I can tell you from personal experience that there were times in my life where I felt that maybe I just wasn't getting it. And like a loving Father who repeats the instructions for His children over again and again until they get it right, I would pray, 'Lord open my eyes and ears to get this thing right in my life so I don't have to go through it again.'
Or I would pray show me what it is I'm not getting. I don't like trials or suffering. Maybe I'm strange that way. But I also don't like thinking that my heavenly Father isn't interested in my growth. And if trials and suffering at times will enable me to be a better servant for Him then I am willing to come to Him and ask for the grace and the wisdom to learn through it and grow closer to Him.
This is a verse which has been indelibly imprinted on my mind because it has helped me to see from God's perspective what He is doing in our lives in those times which are tough and we may not understand.
JAM 1:2 "Consider it pure joy, my brothers, whenever you face trials of many kinds,
3 because you know that the testing of your faith develops perseverance.
4 Perseverance must finish its work so that you may be mature and complete, not lacking anything.
5 If any of you lacks wisdom, he should ask God, who gives generously to all without finding fault, and it will be given to him."

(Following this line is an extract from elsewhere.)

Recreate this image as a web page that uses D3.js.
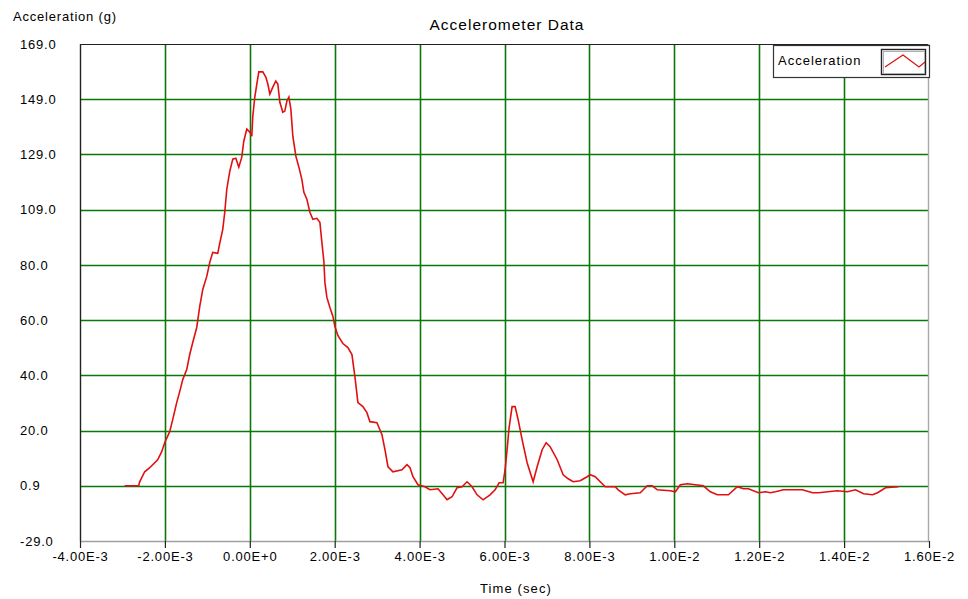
<!DOCTYPE html>
<html>
<head>
<meta charset="utf-8">
<script src="https://cdn.jsdelivr.net/npm/d3@7"></script>
<style>
  html, body { margin: 0; padding: 0; background: #fff; }
  svg { display: block; font-family: "Liberation Sans", Arial, sans-serif; }
</style>
</head>
<body>
<svg id="chart" width="968" height="599"></svg>
<script>
// ---- data (time in seconds, acceleration in g) ----
const timeMs = [
  -2.948,-2.618,-2.594,-2.476,-2.358,-2.170,-2.075,-2.005,-1.887,-1.816,-1.722,-1.651,-1.580,-1.486,-1.415,-1.344,-1.250,-1.179,-1.108,-1.014,
  -0.943,-0.873,-0.755,-0.708,-0.637,-0.590,-0.542,-0.472,-0.401,-0.330,-0.259,-0.189,-0.142,-0.071,0.000,0.047,0.071,0.118,0.165,0.212,
  0.307,0.377,0.425,0.472,0.542,0.613,0.660,0.708,0.778,0.825,0.873,0.920,0.967,1.014,1.085,1.156,1.226,1.274,1.344,1.415,
  1.486,1.580,1.651,1.698,1.745,1.769,1.816,1.887,1.958,2.005,2.075,2.193,2.311,2.406,2.476,2.547,2.665,2.759,2.830,2.995,
  3.113,3.184,3.255,3.373,3.585,3.703,3.774,3.844,3.962,4.127,4.245,4.434,4.552,4.646,4.764,4.882,5.000,5.118,5.236,5.354,
  5.495,5.660,5.778,5.873,5.967,6.014,6.061,6.108,6.179,6.250,6.321,6.415,6.533,6.675,6.769,6.887,6.981,7.075,7.241,7.382,
  7.500,7.618,7.783,7.948,8.019,8.137,8.255,8.373,8.608,8.679,8.844,8.962,9.198,9.363,9.481,9.599,9.906,10.024,10.142,10.307,
  10.684,10.849,11.014,11.274,11.486,11.627,11.745,11.981,12.146,12.264,12.382,12.571,13.019,13.255,13.396,13.844,14.080,14.269,14.458,14.670,
  14.788,14.976,15.283
];
const accel = [
  0,0,1.45,5.08,6.53,9.43,12.34,15.60,19.59,23.95,30.12,34.11,38.46,42.09,47.53,51.89,57.33,64.95,71.12,75.83,
  80.91,84.54,84.18,87.81,92.89,99.06,107.4,113.9,118.3,118.6,115.4,119.0,124.8,129.2,128.1,126.6,133.9,140.8,145.5,149.9,
  149.9,148.0,145.5,141.9,144.4,146.6,145.5,138.9,135.3,135.7,139.3,140.8,136.4,126.6,119.4,115.4,111.0,106.3,103.8,99.06,
  96.52,96.88,95.43,88.17,81.28,73.66,68.22,64.59,61.32,57.69,54.43,51.52,50.07,47.53,39.55,30.12,28.66,26.49,23.22,22.86,
  18.50,13.06,6.89,5.08,5.81,7.62,6.53,3.27,0.36,-0.36,-1.45,-1.09,-3.27,-5.08,-3.99,-0.73,-0.36,1.45,-0.36,-3.27,
  -5.08,-3.27,-1.45,1.09,1.09,5.81,13.06,21.04,28.66,28.66,23.95,16.69,8.35,1.45,6.89,13.06,15.60,14.15,9.43,3.99,
  2.54,1.45,1.81,3.27,3.99,3.27,1.45,-0.36,-0.36,-1.45,-3.27,-2.90,-2.54,0,0,-1.45,-1.81,-2.18,0.36,0.73,
  0,-2.18,-3.27,-3.27,-0.36,-1.09,-1.09,-2.54,-2.18,-2.54,-2.18,-1.45,-1.45,-2.54,-2.54,-1.81,-2.18,-1.45,-2.90,-3.27,
  -2.54,-0.73,-0.36
];
const xTickValues = [-0.004,-0.002,0,0.002,0.004,0.006,0.008,0.010,0.012,0.014,0.016];
const xTickLabels = ["-4.00E-3","-2.00E-3","0.00E+0","2.00E-3","4.00E-3","6.00E-3","8.00E-3","1.00E-2","1.20E-2","1.40E-2","1.60E-2"];
const yTickValues = [160,140,120,100,80,60,40,20,0,-20];
const yTickLabels = ["169.0","149.0","129.0","109.0","80.0","60.0","40.0","20.0","0.9","-29.0"];
const seriesName = "Acceleration";
const chartTitle = "Accelerometer Data";
const xTitle = "Time (sec)";
const yTitle = "Acceleration (g)";

const data = timeMs.map((t, i) => ({ t: t / 1000, v: accel[i] }));

// ---- layout ----
const svg = d3.select("#chart");
const L = 80, R = 929, T = 44, B = 541;
const x = d3.scaleLinear().domain([-0.004, 0.016]).range([L, R]);
const y = d3.scaleLinear().domain([-20, 160]).range([B, T]);
const gridColor = "#0b770b";
const FONT = "'Liberation Sans', Arial, sans-serif";

// grid
svg.append("g").selectAll("line")
  .data(xTickValues.filter(v => v > -0.004 && v < 0.016))
  .join("line")
  .attr("x1", d => Math.round(x(d)) + 0.5).attr("x2", d => Math.round(x(d)) + 0.5)
  .attr("y1", T).attr("y2", B)
  .attr("stroke", gridColor).attr("stroke-width", 1.6);
svg.append("g").selectAll("line")
  .data(yTickValues.filter(v => v > -20 && v < 160))
  .join("line")
  .attr("x1", L).attr("x2", R)
  .attr("y1", d => Math.round(y(d)) + 0.5).attr("y2", d => Math.round(y(d)) + 0.5)
  .attr("stroke", gridColor).attr("stroke-width", 1.6);

// frame
svg.append("line").attr("x1", L).attr("x2", R).attr("y1", T + 0.5).attr("y2", T + 0.5).attr("stroke", "#222").attr("stroke-width", 1.2);
svg.append("line").attr("x1", R - 0.5).attr("x2", R - 0.5).attr("y1", T).attr("y2", B).attr("stroke", "#a8a8a8").attr("stroke-width", 1.4);
svg.append("line").attr("x1", L + 0.5).attr("x2", L + 0.5).attr("y1", T).attr("y2", B).attr("stroke", "#222").attr("stroke-width", 1.4);

// x axis
const xAxis = d3.axisBottom(x)
  .tickValues(xTickValues)
  .tickFormat((d, i) => xTickLabels[i])
  .tickSize(7).tickSizeOuter(0).tickPadding(4);
const gx = svg.append("g").attr("transform", `translate(0,${B})`).call(xAxis);
gx.select(".domain").attr("stroke", "#a0a0a0").attr("stroke-width", 1.4);
gx.selectAll(".tick line").attr("stroke", "#222").attr("stroke-width", 1.2);
gx.selectAll("text").attr("fill", "#000").attr("font-size", 13)
  .attr("letter-spacing", "0.8px").attr("font-family", FONT);

// y axis (labels left-aligned as in reference)
const yAxis = d3.axisLeft(y)
  .tickValues(yTickValues)
  .tickFormat((d, i) => yTickLabels[i])
  .tickSize(0).tickSizeOuter(0);
const gy = svg.append("g").attr("transform", `translate(${L},0)`).call(yAxis);
gy.select(".domain").remove();
gy.selectAll("text").attr("text-anchor", "start").attr("x", 20 - L)
  .attr("fill", "#000").attr("font-size", 13).attr("letter-spacing", "0.8px")
  .attr("font-family", FONT);

// line
const line = d3.line().x(d => x(d.t)).y(d => y(d.v));
svg.append("path").datum(data)
  .attr("d", line)
  .attr("fill", "none")
  .attr("stroke", "#e01010")
  .attr("stroke-width", 1.6)
  .attr("stroke-linejoin", "miter");

// titles
svg.append("text").attr("x", 507).attr("y", 30).attr("text-anchor", "middle")
  .attr("font-size", 15.5).attr("letter-spacing", "1px").attr("fill", "#000").text(chartTitle);
svg.append("text").attr("x", 13).attr("y", 21).attr("font-size", 13).attr("letter-spacing", "0.8px")
  .attr("fill", "#000").text(yTitle);
svg.append("text").attr("x", 516).attr("y", 593).attr("text-anchor", "middle")
  .attr("font-size", 13).attr("letter-spacing", "1.1px").attr("fill", "#000").text(xTitle);

// legend
const lg = svg.append("g");
lg.append("rect").attr("x", 773.5).attr("y", 45.5).attr("width", 156).attr("height", 32)
  .attr("fill", "#fff").attr("stroke", "#333").attr("stroke-width", 1.2);
lg.append("text").attr("x", 778).attr("y", 65).attr("font-size", 13).attr("letter-spacing", "1px")
  .attr("fill", "#000").text(seriesName);
lg.append("rect").attr("x", 881.5).attr("y", 49.5).attr("width", 44).attr("height", 25)
  .attr("fill", "#fff").attr("stroke", "#222").attr("stroke-width", 1.4);
lg.append("rect").attr("x", 883.5).attr("y", 51.5).attr("width", 41).attr("height", 22)
  .attr("fill", "none").attr("stroke", "#b0b0b0").attr("stroke-width", 1);
lg.append("path").attr("d", "M885,67 L903,55 L919,67 L925,62")
  .attr("fill", "none").attr("stroke", "#e01010").attr("stroke-width", 1.2);
</script>
</body>
</html>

Oh, to be mature and complete, lacking nothing as we go out in this world to represent our King, to be His ambassador, to go out in battle as a soldier for Christ. Soldiers are not born, they are developed through training and discipline and those who endure it might consider it a trial. But when they come through it they are now equipped to take on anyone.
God is training us for the battle we face everyday from our enemy Satan and He's given us our armor to do battle as we come against his kingdom in this world. We must see with spiritual eyes remembering that "our struggle is not against flesh and blood, but against the rulers, against the authorities, against the powers of this dark world and against the spiritual forces of evil in the heavenly realms." (EPH 6:12)
God is graciously equipping us to battle in this spiritual fight. If the training seems to hard at times, go to God and ask for grace and strength as only He can give it, and He most certainly will as we walk in that grace and strength by faith in Him.
May we declare with Paul in 2TI 4:17 "But the Lord stood at my side and gave me strength, so that through me the message might be fully proclaimed and all the Gentiles might hear it. And I was delivered from the lion's mouth. 18 The Lord will rescue me from every evil attack and will bring me safely to his heavenly kingdom. To him be glory for ever and ever. Amen."
That's our goal, to be brought safely to His heavenly Kingdom. That safety is found in the blood of Christ and the love of Christ. That safety is the faith we've been given to trust that God is an all wise God who does all things for our good.
GAL 6:9 "Let us not become weary in doing good, for at the proper time we will reap a harvest if we do not give up."